Pictures within the data are to be left out; everything else must be reproduced exactly.
── Information shown ──
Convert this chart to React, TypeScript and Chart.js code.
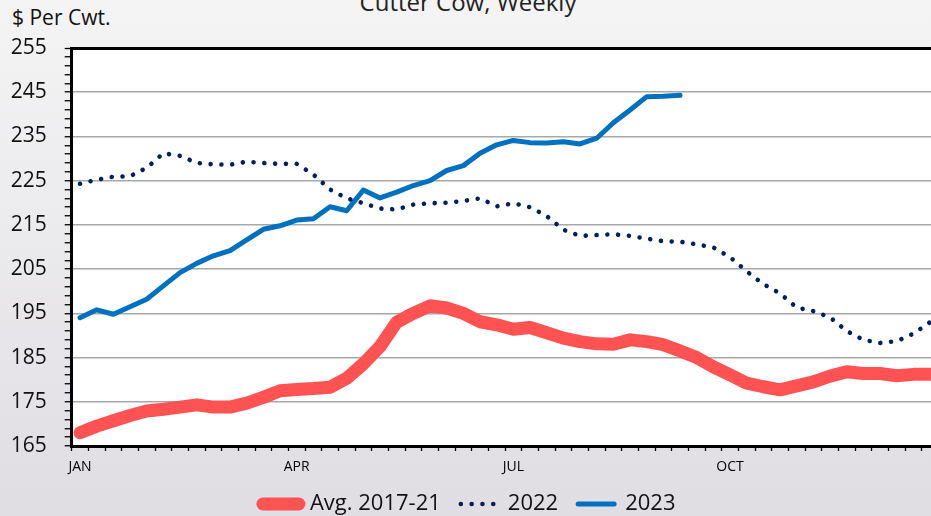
import React, { useEffect, useRef } from 'react';
import { Chart, registerables } from 'chart.js';

Chart.register(...registerables);

// ---------- data ----------
const weeks = [
  '1', '2', '3', '4', '5', '6', '7', '8', '9', '10', '11', '12', '13',
  '14', '15', '16', '17', '18', '19', '20', '21', '22', '23', '24', '25', '26',
  '27', '28', '29', '30', '31', '32', '33', '34', '35', '36', '37', '38', '39',
  '40', '41', '42', '43', '44', '45', '46', '47', '48', '49', '50', '51', '52',
];

const avg2017to21 = [
  168.0, 169.5, 170.7, 171.9, 172.9, 173.3, 173.8, 174.3, 173.8, 173.8, 174.7, 176.0, 177.5,
  177.8, 178.0, 178.3, 180.3, 183.6, 187.5, 193.0, 195.0, 196.7, 196.2, 195.0, 193.1, 192.4,
  191.4, 191.8, 190.6, 189.4, 188.6, 188.1, 188.0, 189.0, 188.6, 187.9, 186.5, 185.0, 182.9,
  181.1, 179.2, 178.4, 177.7, 178.6, 179.5, 180.8, 181.8, 181.4, 181.4, 180.9, 181.2, 181.2,
];

const values2022 = [
  224.3, 225.2, 225.9, 226.0, 227.9, 231.2, 230.6, 229.0, 228.7, 228.6, 229.3, 229.0, 228.8,
  228.8, 226.4, 223.0, 221.0, 219.9, 218.7, 218.5, 219.6, 219.9, 220.0, 220.4, 221.0, 219.2,
  219.9, 219.0, 217.0, 213.9, 212.5, 212.7, 212.9, 212.5, 211.9, 211.3, 211.2, 210.6, 209.9,
  207.7, 204.5, 201.6, 199.5, 196.3, 195.5, 194.1, 191.0, 189.0, 188.3, 188.7, 190.4, 193.0,
];

const values2023 = [
  194.0, 195.8, 194.8, 196.5, 198.2, 201.2, 204.2, 206.3, 208.0, 209.2, 211.6, 214.0, 214.8,
  216.1, 216.4, 219.1, 218.2, 222.9, 221.1, 222.4, 223.9, 225.0, 227.3, 228.4, 231.2, 233.1,
  234.1, 233.6, 233.5, 233.8, 233.3, 234.6, 238.1, 241.0, 244.0, 244.1, 244.3,
];

const monthLabels = ['JAN', 'APR', 'JUL', 'OCT'];
const monthWeeks = [1, 14, 27, 40];

const yMajorTicks = [165, 175, 185, 195, 205, 215, 225, 235, 245, 255];
const yMin = 165;
const yMax = 255;
const yMinorStep = 2;

const RED = '#FF5353';
const NAVY = '#002060';
const BLUE = '#0070C0';
const FONT = "'Open Sans', 'Noto Sans', sans-serif";

export default function App() {
  const canvasRef = useRef<HTMLCanvasElement>(null);

  useEffect(() => {
    const plotBg = {
      id: 'plotBg',
      beforeDraw(chart: any) {
        const { ctx, chartArea } = chart;
        const { left, top, right, bottom } = chartArea;
        ctx.save();
        ctx.fillStyle = '#ffffff';
        ctx.fillRect(left, top, right - left, bottom - top);
        ctx.restore();
      },
    };

    // move the legend row up a little so it sits close under the axis labels
    const legendShift = {
      id: 'legendShift',
      afterLayout(chart: any) {
        const lg = chart.legend;
        if (lg) {
          lg.top -= 7;
          lg.bottom -= 7;
        }
      },
    };

    const chart = new Chart(canvasRef.current as HTMLCanvasElement, {
      type: 'line',
      data: {
        labels: weeks,
        datasets: [
          {
            label: 'Avg. 2017-21',
            data: avg2017to21,
            borderColor: RED,
            backgroundColor: RED,
            borderWidth: 13,
            borderCapStyle: 'round',
            borderJoinStyle: 'round',
            pointRadius: 0,
            tension: 0,
          },
          {
            label: '2022',
            data: values2022,
            borderColor: NAVY,
            backgroundColor: NAVY,
            borderWidth: 4.6,
            borderDash: [0.01, 10.8],
            borderCapStyle: 'round',
            borderJoinStyle: 'round',
            pointRadius: 0,
            tension: 0,
          },
          {
            label: '2023',
            data: values2023,
            borderColor: BLUE,
            backgroundColor: BLUE,
            borderWidth: 5,
            borderCapStyle: 'round',
            borderJoinStyle: 'round',
            pointRadius: 0,
            tension: 0,
          },
        ],
      },
      options: {
        animation: false,
        responsive: true,
        maintainAspectRatio: false,
        layout: { padding: { top: 48, left: 0, right: 7.6, bottom: 0 } },
        plugins: {
          tooltip: { enabled: false },
          legend: {
            position: 'bottom',
            labels: {
              usePointStyle: true,
              pointStyleWidth: 36,
              padding: 20,
              color: '#111111',
              font: { family: FONT, size: 22 },
              generateLabels(c: any) {
                return c.data.datasets.map((ds: any, i: number) => ({
                  text: ds.label,
                  strokeStyle: ds.borderColor,
                  fillStyle: ds.borderColor,
                  lineWidth: ds.borderWidth,
                  lineDash: ds.borderDash || [],
                  lineCap: 'round',
                  pointStyle: 'line',
                  datasetIndex: i,
                  hidden: false,
                  fontColor: '#111111',
                }));
              },
            },
          },
        },
        scales: {
          x: {
            type: 'category',
            offset: true,
            grid: {
              offset: true,
              drawOnChartArea: false,
              drawTicks: true,
              tickLength: 5,
              tickColor: '#000000',
              tickWidth: 1.3,
            },
            border: { color: '#000000', width: 3 },
            ticks: {
              autoSkip: false,
              maxRotation: 0,
              minRotation: 0,
              padding: 8,
              color: '#000000',
              font: { family: FONT, size: 14 },
              callback: (_v: any, i: number) => {
                const k = monthWeeks.indexOf(i + 1);
                return k >= 0 ? monthLabels[k] : '';
              },
            },
            afterFit(s: any) {
              s.height = 34;
            },
          },
          y: {
            min: yMin,
            max: yMax,
            afterBuildTicks(s: any) {
              const t: any[] = [];
              for (let v = yMin; v <= yMax; v += yMinorStep) t.push({ value: v });
              s.ticks = t;
            },
            grid: {
              color: (c: any) => {
                const v = c.tick ? c.tick.value : null;
                if (v === yMax) return '#000000';
                if (yMajorTicks.includes(v)) return '#a8a8a8';
                return 'rgba(0,0,0,0)';
              },
              lineWidth: (c: any) => {
                const v = c.tick ? c.tick.value : null;
                if (v === yMax) return 3;
                return 1.5;
              },
              tickColor: '#000000',
              tickLength: 7,
              tickWidth: 1.3,
            },
            border: { color: '#000000', width: 3 },
            ticks: {
              autoSkip: false,
              padding: 18,
              color: '#111111',
              font: { family: FONT, size: 21 },
              callback: (v: any) => (yMajorTicks.includes(Number(v)) ? String(v) : ''),
            },
            afterFit(s: any) {
              s.width = 71.7;
            },
          },
        },
      } as any,
      plugins: [plotBg, legendShift],
    });

    return () => chart.destroy();
  }, []);

  return (
    <div
      style={{
        position: 'fixed',
        left: 0,
        top: 0,
        width: 931,
        height: 516,
        overflow: 'hidden',
        background: 'linear-gradient(to bottom, #f4f4f5 0%, #ebeaec 45%, #e0dde3 100%)',
        fontFamily: FONT,
      }}
    >
      <div
        style={{
          position: 'absolute',
          left: 268,
          width: 400,
          top: -10,
          textAlign: 'center',
          fontSize: 24,
          lineHeight: '24px',
          color: '#222222',
          whiteSpace: 'nowrap',
        }}
      >
        Cutter Cow, Weekly
      </div>
      <div
        style={{
          position: 'absolute',
          left: 12,
          top: 7,
          fontSize: 21,
          lineHeight: '21px',
          color: '#111111',
          whiteSpace: 'nowrap',
        }}
      >
        $ Per Cwt.
      </div>
      <div style={{ position: 'absolute', left: 0, top: 0, width: 946, height: 532 }}>
        <canvas ref={canvasRef} />
      </div>
    </div>
  );
}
───
• **Full solution**:
Convert this chart to React, TypeScript and Chart.js code.
import React, { useEffect, useRef } from 'react';
import { Chart, registerables } from 'chart.js';

Chart.register(...registerables);

// ---------- data ----------
const weeks = [
  '1', '2', '3', '4', '5', '6', '7', '8', '9', '10', '11', '12', '13',
  '14', '15', '16', '17', '18', '19', '20', '21', '22', '23', '24', '25', '26',
  '27', '28', '29', '30', '31', '32', '33', '34', '35', '36', '37', '38', '39',
  '40', '41', '42', '43', '44', '45', '46', '47', '48', '49', '50', '51', '52',
];

const avg2017to21 = [
  168.0, 169.5, 170.7, 171.9, 172.9, 173.3, 173.8, 174.3, 173.8, 173.8, 174.7, 176.0, 177.5,
  177.8, 178.0, 178.3, 180.3, 183.6, 187.5, 193.0, 195.0, 196.7, 196.2, 195.0, 193.1, 192.4,
  191.4, 191.8, 190.6, 189.4, 188.6, 188.1, 188.0, 189.0, 188.6, 187.9, 186.5, 185.0, 182.9,
  181.1, 179.2, 178.4, 177.7, 178.6, 179.5, 180.8, 181.8, 181.4, 181.4, 180.9, 181.2, 181.2,
];

const values2022 = [
  224.3, 225.2, 225.9, 226.0, 227.9, 231.2, 230.6, 229.0, 228.7, 228.6, 229.3, 229.0, 228.8,
  228.8, 226.4, 223.0, 221.0, 219.9, 218.7, 218.5, 219.6, 219.9, 220.0, 220.4, 221.0, 219.2,
  219.9, 219.0, 217.0, 213.9, 212.5, 212.7, 212.9, 212.5, 211.9, 211.3, 211.2, 210.6, 209.9,
  207.7, 204.5, 201.6, 199.5, 196.3, 195.5, 194.1, 191.0, 189.0, 188.3, 188.7, 190.4, 193.0,
];

const values2023 = [
  194.0, 195.8, 194.8, 196.5, 198.2, 201.2, 204.2, 206.3, 208.0, 209.2, 211.6, 214.0, 214.8,
  216.1, 216.4, 219.1, 218.2, 222.9, 221.1, 222.4, 223.9, 225.0, 227.3, 228.4, 231.2, 233.1,
  234.1, 233.6, 233.5, 233.8, 233.3, 234.6, 238.1, 241.0, 244.0, 244.1, 244.3,
];

const monthLabels = ['JAN', 'APR', 'JUL', 'OCT'];
const monthWeeks = [1, 14, 27, 40];

const yMajorTicks = [165, 175, 185, 195, 205, 215, 225, 235, 245, 255];
const yMin = 165;
const yMax = 255;
const yMinorStep = 2;

const RED = '#FF5353';
const NAVY = '#002060';
const BLUE = '#0070C0';
const FONT = "'Open Sans', 'Noto Sans', sans-serif";

export default function App() {
  const canvasRef = useRef<HTMLCanvasElement>(null);

  useEffect(() => {
    const plotBg = {
      id: 'plotBg',
      beforeDraw(chart: any) {
        const { ctx, chartArea } = chart;
        const { left, top, right, bottom } = chartArea;
        ctx.save();
        ctx.fillStyle = '#ffffff';
        ctx.fillRect(left, top, right - left, bottom - top);
        ctx.restore();
      },
    };

    // move the legend row up a little so it sits close under the axis labels
    const legendShift = {
      id: 'legendShift',
      afterLayout(chart: any) {
        const lg = chart.legend;
        if (lg) {
          lg.top -= 7;
          lg.bottom -= 7;
        }
      },
    };

    const chart = new Chart(canvasRef.current as HTMLCanvasElement, {
      type: 'line',
      data: {
        labels: weeks,
        datasets: [
          {
            label: 'Avg. 2017-21',
            data: avg2017to21,
            borderColor: RED,
            backgroundColor: RED,
            borderWidth: 13,
            borderCapStyle: 'round',
            borderJoinStyle: 'round',
            pointRadius: 0,
            tension: 0,
          },
          {
            label: '2022',
            data: values2022,
            borderColor: NAVY,
            backgroundColor: NAVY,
            borderWidth: 4.6,
            borderDash: [0.01, 10.8],
            borderCapStyle: 'round',
            borderJoinStyle: 'round',
            pointRadius: 0,
            tension: 0,
          },
          {
            label: '2023',
            data: values2023,
            borderColor: BLUE,
            backgroundColor: BLUE,
            borderWidth: 5,
            borderCapStyle: 'round',
            borderJoinStyle: 'round',
            pointRadius: 0,
            tension: 0,
          },
        ],
      },
      options: {
        animation: false,
        responsive: true,
        maintainAspectRatio: false,
        layout: { padding: { top: 48, left: 0, right: 7.6, bottom: 0 } },
        plugins: {
          tooltip: { enabled: false },
          legend: {
            position: 'bottom',
            labels: {
              usePointStyle: true,
              pointStyleWidth: 36,
              padding: 20,
              color: '#111111',
              font: { family: FONT, size: 22 },
              generateLabels(c: any) {
                return c.data.datasets.map((ds: any, i: number) => ({
                  text: ds.label,
                  strokeStyle: ds.borderColor,
                  fillStyle: ds.borderColor,
                  lineWidth: ds.borderWidth,
                  lineDash: ds.borderDash || [],
                  lineCap: 'round',
                  pointStyle: 'line',
                  datasetIndex: i,
                  hidden: false,
                  fontColor: '#111111',
                }));
              },
            },
          },
        },
        scales: {
          x: {
            type: 'category',
            offset: true,
            grid: {
              offset: true,
              drawOnChartArea: false,
              drawTicks: true,
              tickLength: 5,
              tickColor: '#000000',
              tickWidth: 1.3,
            },
            border: { color: '#000000', width: 3 },
            ticks: {
              autoSkip: false,
              maxRotation: 0,
              minRotation: 0,
              padding: 8,
              color: '#000000',
              font: { family: FONT, size: 14 },
              callback: (_v: any, i: number) => {
                const k = monthWeeks.indexOf(i + 1);
                return k >= 0 ? monthLabels[k] : '';
              },
            },
            afterFit(s: any) {
              s.height = 34;
            },
          },
          y: {
            min: yMin,
            max: yMax,
            afterBuildTicks(s: any) {
              const t: any[] = [];
              for (let v = yMin; v <= yMax; v += yMinorStep) t.push({ value: v });
              s.ticks = t;
            },
            grid: {
              color: (c: any) => {
                const v = c.tick ? c.tick.value : null;
                if (v === yMax) return '#000000';
                if (yMajorTicks.includes(v)) return '#a8a8a8';
                return 'rgba(0,0,0,0)';
              },
              lineWidth: (c: any) => {
                const v = c.tick ? c.tick.value : null;
                if (v === yMax) return 3;
                return 1.5;
              },
              tickColor: '#000000',
              tickLength: 7,
              tickWidth: 1.3,
            },
            border: { color: '#000000', width: 3 },
            ticks: {
              autoSkip: false,
              padding: 18,
              color: '#111111',
              font: { family: FONT, size: 21 },
              callback: (v: any) => (yMajorTicks.includes(Number(v)) ? String(v) : ''),
            },
            afterFit(s: any) {
              s.width = 71.7;
            },
          },
        },
      } as any,
      plugins: [plotBg, legendShift],
    });

    return () => chart.destroy();
  }, []);

  return (
    <div
      style={{
        position: 'fixed',
        left: 0,
        top: 0,
        width: 931,
        height: 516,
        overflow: 'hidden',
        background: 'linear-gradient(to bottom, #f4f4f5 0%, #ebeaec 45%, #e0dde3 100%)',
        fontFamily: FONT,
      }}
    >
      <div
        style={{
          position: 'absolute',
          left: 268,
          width: 400,
          top: -10,
          textAlign: 'center',
          fontSize: 24,
          lineHeight: '24px',
          color: '#222222',
          whiteSpace: 'nowrap',
        }}
      >
        Cutter Cow, Weekly
      </div>
      <div
        style={{
          position: 'absolute',
          left: 12,
          top: 7,
          fontSize: 21,
          lineHeight: '21px',
          color: '#111111',
          whiteSpace: 'nowrap',
        }}
      >
        $ Per Cwt.
      </div>
      <div style={{ position: 'absolute', left: 0, top: 0, width: 946, height: 532 }}>
        <canvas ref={canvasRef} />
      </div>
    </div>
  );
}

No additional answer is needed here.